<<<<
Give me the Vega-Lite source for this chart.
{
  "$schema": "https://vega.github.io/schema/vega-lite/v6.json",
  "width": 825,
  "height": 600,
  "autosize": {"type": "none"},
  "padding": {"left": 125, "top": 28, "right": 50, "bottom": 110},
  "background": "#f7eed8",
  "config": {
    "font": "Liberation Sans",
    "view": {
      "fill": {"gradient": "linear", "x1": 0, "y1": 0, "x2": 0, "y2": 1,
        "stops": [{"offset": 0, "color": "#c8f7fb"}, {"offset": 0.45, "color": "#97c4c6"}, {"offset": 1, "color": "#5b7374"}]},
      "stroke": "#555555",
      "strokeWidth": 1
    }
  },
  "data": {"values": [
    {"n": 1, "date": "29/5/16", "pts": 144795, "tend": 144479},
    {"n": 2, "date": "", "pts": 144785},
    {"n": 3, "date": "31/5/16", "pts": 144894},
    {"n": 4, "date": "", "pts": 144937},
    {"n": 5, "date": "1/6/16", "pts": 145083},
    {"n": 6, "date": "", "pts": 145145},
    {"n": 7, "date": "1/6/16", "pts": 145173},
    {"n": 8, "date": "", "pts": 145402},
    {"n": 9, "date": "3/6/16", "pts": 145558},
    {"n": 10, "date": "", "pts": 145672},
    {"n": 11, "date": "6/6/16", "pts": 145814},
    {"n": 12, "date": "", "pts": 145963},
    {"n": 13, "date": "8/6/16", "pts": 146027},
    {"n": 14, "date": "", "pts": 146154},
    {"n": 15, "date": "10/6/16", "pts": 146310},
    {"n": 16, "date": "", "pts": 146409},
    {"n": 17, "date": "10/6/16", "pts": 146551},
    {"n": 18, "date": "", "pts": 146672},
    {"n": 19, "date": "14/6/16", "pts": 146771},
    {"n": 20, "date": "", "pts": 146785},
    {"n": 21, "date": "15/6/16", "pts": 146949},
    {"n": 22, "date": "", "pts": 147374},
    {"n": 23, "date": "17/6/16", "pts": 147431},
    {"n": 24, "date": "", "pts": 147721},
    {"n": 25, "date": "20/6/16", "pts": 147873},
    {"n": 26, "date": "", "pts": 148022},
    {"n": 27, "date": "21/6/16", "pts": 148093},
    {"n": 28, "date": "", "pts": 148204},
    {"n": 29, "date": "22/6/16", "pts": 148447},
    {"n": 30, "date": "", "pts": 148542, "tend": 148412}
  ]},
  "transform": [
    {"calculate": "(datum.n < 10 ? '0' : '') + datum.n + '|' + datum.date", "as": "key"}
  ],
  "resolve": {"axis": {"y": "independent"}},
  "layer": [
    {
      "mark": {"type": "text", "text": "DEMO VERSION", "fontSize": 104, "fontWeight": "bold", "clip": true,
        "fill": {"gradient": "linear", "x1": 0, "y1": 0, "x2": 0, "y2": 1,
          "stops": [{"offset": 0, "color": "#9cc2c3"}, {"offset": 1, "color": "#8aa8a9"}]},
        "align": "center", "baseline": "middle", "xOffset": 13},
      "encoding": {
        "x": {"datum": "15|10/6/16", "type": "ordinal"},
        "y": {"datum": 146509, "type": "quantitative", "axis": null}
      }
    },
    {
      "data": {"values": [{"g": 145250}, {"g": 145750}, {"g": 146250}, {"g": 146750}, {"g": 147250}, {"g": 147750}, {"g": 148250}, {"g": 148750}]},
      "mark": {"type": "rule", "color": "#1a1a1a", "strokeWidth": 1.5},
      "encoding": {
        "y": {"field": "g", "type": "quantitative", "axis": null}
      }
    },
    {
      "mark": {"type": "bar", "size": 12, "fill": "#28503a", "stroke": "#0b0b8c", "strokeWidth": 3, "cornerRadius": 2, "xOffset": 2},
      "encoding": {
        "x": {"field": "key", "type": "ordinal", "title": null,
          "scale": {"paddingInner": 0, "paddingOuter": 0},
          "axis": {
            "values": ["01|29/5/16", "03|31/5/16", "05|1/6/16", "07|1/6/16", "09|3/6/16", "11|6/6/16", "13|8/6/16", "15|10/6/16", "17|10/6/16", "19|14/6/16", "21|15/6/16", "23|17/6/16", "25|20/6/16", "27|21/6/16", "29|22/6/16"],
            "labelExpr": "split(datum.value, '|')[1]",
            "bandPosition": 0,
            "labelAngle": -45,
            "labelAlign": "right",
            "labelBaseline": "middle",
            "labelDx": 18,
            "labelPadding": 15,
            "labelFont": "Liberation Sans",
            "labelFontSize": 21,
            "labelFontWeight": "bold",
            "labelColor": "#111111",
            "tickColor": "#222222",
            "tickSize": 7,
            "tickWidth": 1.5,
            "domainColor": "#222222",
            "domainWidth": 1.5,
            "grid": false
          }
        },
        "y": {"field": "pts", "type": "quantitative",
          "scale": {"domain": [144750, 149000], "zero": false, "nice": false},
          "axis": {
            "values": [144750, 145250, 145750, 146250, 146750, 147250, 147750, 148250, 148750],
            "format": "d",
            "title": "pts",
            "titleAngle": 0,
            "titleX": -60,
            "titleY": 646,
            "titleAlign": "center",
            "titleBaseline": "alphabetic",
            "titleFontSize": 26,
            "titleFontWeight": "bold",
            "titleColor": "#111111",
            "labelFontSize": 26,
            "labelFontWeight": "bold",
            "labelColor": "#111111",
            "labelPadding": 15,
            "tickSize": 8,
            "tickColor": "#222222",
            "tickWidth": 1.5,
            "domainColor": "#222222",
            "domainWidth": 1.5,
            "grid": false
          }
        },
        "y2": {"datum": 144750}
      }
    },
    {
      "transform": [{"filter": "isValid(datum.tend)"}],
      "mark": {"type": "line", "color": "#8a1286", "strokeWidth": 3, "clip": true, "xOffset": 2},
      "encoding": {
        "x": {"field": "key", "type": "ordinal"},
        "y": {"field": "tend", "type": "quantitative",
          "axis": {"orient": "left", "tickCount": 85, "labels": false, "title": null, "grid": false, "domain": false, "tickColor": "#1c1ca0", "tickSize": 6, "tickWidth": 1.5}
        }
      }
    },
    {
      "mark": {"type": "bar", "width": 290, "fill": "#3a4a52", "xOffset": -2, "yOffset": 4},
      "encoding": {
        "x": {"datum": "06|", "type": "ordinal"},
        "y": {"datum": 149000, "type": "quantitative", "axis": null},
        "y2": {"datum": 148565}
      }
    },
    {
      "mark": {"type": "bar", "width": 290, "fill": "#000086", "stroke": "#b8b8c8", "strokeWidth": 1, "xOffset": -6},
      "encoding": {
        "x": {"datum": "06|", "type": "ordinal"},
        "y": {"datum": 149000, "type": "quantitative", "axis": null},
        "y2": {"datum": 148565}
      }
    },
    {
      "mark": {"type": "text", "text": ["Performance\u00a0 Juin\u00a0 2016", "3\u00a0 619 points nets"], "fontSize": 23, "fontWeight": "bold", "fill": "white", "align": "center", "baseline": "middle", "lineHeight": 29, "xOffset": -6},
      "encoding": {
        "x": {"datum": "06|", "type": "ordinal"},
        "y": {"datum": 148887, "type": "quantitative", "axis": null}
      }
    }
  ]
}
>>>>
<<<<
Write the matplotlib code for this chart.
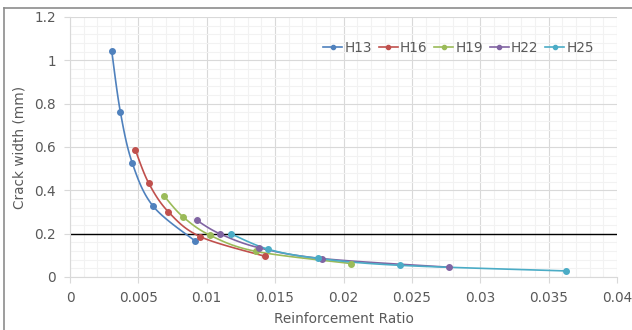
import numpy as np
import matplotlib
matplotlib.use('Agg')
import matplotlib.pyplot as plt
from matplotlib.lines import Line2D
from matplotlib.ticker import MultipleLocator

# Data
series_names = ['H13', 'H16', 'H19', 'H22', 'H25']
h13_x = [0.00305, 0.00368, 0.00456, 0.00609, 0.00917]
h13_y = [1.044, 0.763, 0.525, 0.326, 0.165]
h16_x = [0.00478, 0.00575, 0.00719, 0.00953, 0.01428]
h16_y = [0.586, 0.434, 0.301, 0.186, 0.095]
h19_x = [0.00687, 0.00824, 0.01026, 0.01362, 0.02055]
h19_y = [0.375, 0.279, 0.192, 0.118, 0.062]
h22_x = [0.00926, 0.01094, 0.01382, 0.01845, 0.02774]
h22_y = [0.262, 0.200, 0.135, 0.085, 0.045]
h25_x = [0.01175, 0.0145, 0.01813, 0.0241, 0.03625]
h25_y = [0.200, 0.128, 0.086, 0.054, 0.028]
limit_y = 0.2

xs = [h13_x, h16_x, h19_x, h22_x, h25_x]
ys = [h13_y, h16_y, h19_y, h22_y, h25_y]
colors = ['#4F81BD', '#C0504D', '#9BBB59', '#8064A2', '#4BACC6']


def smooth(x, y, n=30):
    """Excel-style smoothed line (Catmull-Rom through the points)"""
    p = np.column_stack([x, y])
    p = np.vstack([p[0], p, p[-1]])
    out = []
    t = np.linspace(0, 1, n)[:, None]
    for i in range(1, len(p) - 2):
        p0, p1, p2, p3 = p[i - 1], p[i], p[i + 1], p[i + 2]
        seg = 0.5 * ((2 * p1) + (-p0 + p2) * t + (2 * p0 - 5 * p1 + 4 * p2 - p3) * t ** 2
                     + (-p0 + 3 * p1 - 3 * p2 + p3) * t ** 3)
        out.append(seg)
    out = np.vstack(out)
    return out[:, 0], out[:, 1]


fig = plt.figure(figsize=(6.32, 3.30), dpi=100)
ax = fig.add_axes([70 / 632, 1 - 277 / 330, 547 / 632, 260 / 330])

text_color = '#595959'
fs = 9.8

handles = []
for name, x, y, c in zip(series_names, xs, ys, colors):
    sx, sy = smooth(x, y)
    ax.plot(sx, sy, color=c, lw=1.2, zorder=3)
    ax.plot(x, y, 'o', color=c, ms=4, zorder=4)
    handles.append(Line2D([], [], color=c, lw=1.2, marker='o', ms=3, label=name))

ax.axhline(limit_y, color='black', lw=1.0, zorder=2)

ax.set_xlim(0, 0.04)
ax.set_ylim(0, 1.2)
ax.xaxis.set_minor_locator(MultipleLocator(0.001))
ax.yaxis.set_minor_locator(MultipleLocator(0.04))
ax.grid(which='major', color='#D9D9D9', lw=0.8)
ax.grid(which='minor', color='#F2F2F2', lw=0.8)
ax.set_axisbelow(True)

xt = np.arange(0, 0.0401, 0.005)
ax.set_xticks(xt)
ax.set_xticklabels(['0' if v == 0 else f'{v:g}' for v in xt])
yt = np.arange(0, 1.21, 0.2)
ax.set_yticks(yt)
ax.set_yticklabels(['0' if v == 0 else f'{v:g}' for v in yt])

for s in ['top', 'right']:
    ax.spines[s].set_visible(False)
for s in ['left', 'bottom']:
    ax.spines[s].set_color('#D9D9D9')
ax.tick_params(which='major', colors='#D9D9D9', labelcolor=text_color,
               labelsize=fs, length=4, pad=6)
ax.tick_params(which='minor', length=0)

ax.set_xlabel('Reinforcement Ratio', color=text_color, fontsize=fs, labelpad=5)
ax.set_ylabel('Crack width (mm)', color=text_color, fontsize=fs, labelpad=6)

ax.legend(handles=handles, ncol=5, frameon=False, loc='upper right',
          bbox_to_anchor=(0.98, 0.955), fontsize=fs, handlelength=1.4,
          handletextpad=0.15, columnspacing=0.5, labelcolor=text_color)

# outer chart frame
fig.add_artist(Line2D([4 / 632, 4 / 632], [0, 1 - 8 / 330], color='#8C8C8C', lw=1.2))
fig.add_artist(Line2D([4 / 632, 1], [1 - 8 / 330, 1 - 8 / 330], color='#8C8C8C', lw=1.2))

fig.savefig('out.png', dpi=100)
>>>>
GOAL: Repeat the lines above exactly, beginning with the one containing "Write the matplotlib code for this chart." and finishing with the one containing "ax.set_axisbelow(True)". No pictures belong in the copy.

THE REPLY:
Write the matplotlib code for this chart.
import numpy as np
import matplotlib
matplotlib.use('Agg')
import matplotlib.pyplot as plt
from matplotlib.lines import Line2D
from matplotlib.ticker import MultipleLocator

# Data
series_names = ['H13', 'H16', 'H19', 'H22', 'H25']
h13_x = [0.00305, 0.00368, 0.00456, 0.00609, 0.00917]
h13_y = [1.044, 0.763, 0.525, 0.326, 0.165]
h16_x = [0.00478, 0.00575, 0.00719, 0.00953, 0.01428]
h16_y = [0.586, 0.434, 0.301, 0.186, 0.095]
h19_x = [0.00687, 0.00824, 0.01026, 0.01362, 0.02055]
h19_y = [0.375, 0.279, 0.192, 0.118, 0.062]
h22_x = [0.00926, 0.01094, 0.01382, 0.01845, 0.02774]
h22_y = [0.262, 0.200, 0.135, 0.085, 0.045]
h25_x = [0.01175, 0.0145, 0.01813, 0.0241, 0.03625]
h25_y = [0.200, 0.128, 0.086, 0.054, 0.028]
limit_y = 0.2

xs = [h13_x, h16_x, h19_x, h22_x, h25_x]
ys = [h13_y, h16_y, h19_y, h22_y, h25_y]
colors = ['#4F81BD', '#C0504D', '#9BBB59', '#8064A2', '#4BACC6']


def smooth(x, y, n=30):
    """Excel-style smoothed line (Catmull-Rom through the points)"""
    p = np.column_stack([x, y])
    p = np.vstack([p[0], p, p[-1]])
    out = []
    t = np.linspace(0, 1, n)[:, None]
    for i in range(1, len(p) - 2):
        p0, p1, p2, p3 = p[i - 1], p[i], p[i + 1], p[i + 2]
        seg = 0.5 * ((2 * p1) + (-p0 + p2) * t + (2 * p0 - 5 * p1 + 4 * p2 - p3) * t ** 2
                     + (-p0 + 3 * p1 - 3 * p2 + p3) * t ** 3)
        out.append(seg)
    out = np.vstack(out)
    return out[:, 0], out[:, 1]


fig = plt.figure(figsize=(6.32, 3.30), dpi=100)
ax = fig.add_axes([70 / 632, 1 - 277 / 330, 547 / 632, 260 / 330])

text_color = '#595959'
fs = 9.8

handles = []
for name, x, y, c in zip(series_names, xs, ys, colors):
    sx, sy = smooth(x, y)
    ax.plot(sx, sy, color=c, lw=1.2, zorder=3)
    ax.plot(x, y, 'o', color=c, ms=4, zorder=4)
    handles.append(Line2D([], [], color=c, lw=1.2, marker='o', ms=3, label=name))

ax.axhline(limit_y, color='black', lw=1.0, zorder=2)

ax.set_xlim(0, 0.04)
ax.set_ylim(0, 1.2)
ax.xaxis.set_minor_locator(MultipleLocator(0.001))
ax.yaxis.set_minor_locator(MultipleLocator(0.04))
ax.grid(which='major', color='#D9D9D9', lw=0.8)
ax.grid(which='minor', color='#F2F2F2', lw=0.8)
ax.set_axisbelow(True)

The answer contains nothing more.